Pd uguale Dc al quadrato - di Frida Nacinovich

Fra gli appassionati del genere spopola la fotografia di Albert Einstein, rigorosamente in bianco e nero, che alla lavagna spiega il teorema: Pd uguale Dc al quadrato. Una dimostrazione di come i vizi e difetti della vecchia balena bianca democristiana si perpetuino, accresciuti, nella strana creatura politica forgiata da Walter Veltroni come ha fatto Geppetto con Pinocchio. All’epoca, solo quindici anni fa, con due veloci colpi di scalpello furono tagliati i residui, pur minimi, richiami alla tradizione social-comunista. Per capirsi, della vecchia falce e martello non restava nulla, nemmeno la sua radice quadrata. Si accresceva invece, come dimostrato dal più grande matematico-filosofo del ventesimo secolo, la cultura democratica cristiana. La stessa che dal 1945 ad oggi ha permeato tutti i gangli politici e istituzionali dello Stato italiano. Con un assunto preso di peso dal capolavoro dei fratelli Bertolucci ‘Berlinguer ti voglio bene’: “Pole il piddì non essere di governo? No”. Il postulato è che il Pd non deve essere di sinistra.

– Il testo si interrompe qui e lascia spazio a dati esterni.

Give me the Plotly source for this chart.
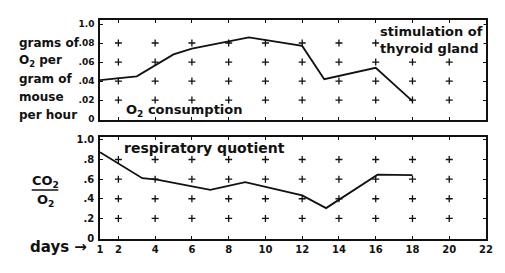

A riprova, non appena voci (isolate) chiedono di inserire nella carta dei valori del partito qualcosa di sinistra, subito si alza un coro di sdegno. I principi non si toccano. Primum governare, poi filosofare. Di conseguenza, chiudendo il teorema einsteniano, fra i candidati Bonaccini, Schlein e Cuperlo, solo il primo - comunista per grave errore politico di gioventù, pentito contrito e redento sulla via della segreteria - può assurgere al ruolo che è stato di Veltroni, Renzi, Letta, e delle meteore Bersani e Zingaretti. Gli altri due servono a fare numero e creare un simulacro di competizione. Nel solco di quelle correnti che hanno attraversato la storia della Dc prima e del Pd oggi. Sognando di riunire, prima o poi, l’intero grande centro italiano sotto un’unica bandiera. Chiudendo, finalmente, la diaspora democristiana e riconquistando il potere oggi nelle mani della destra melonian-salviniana.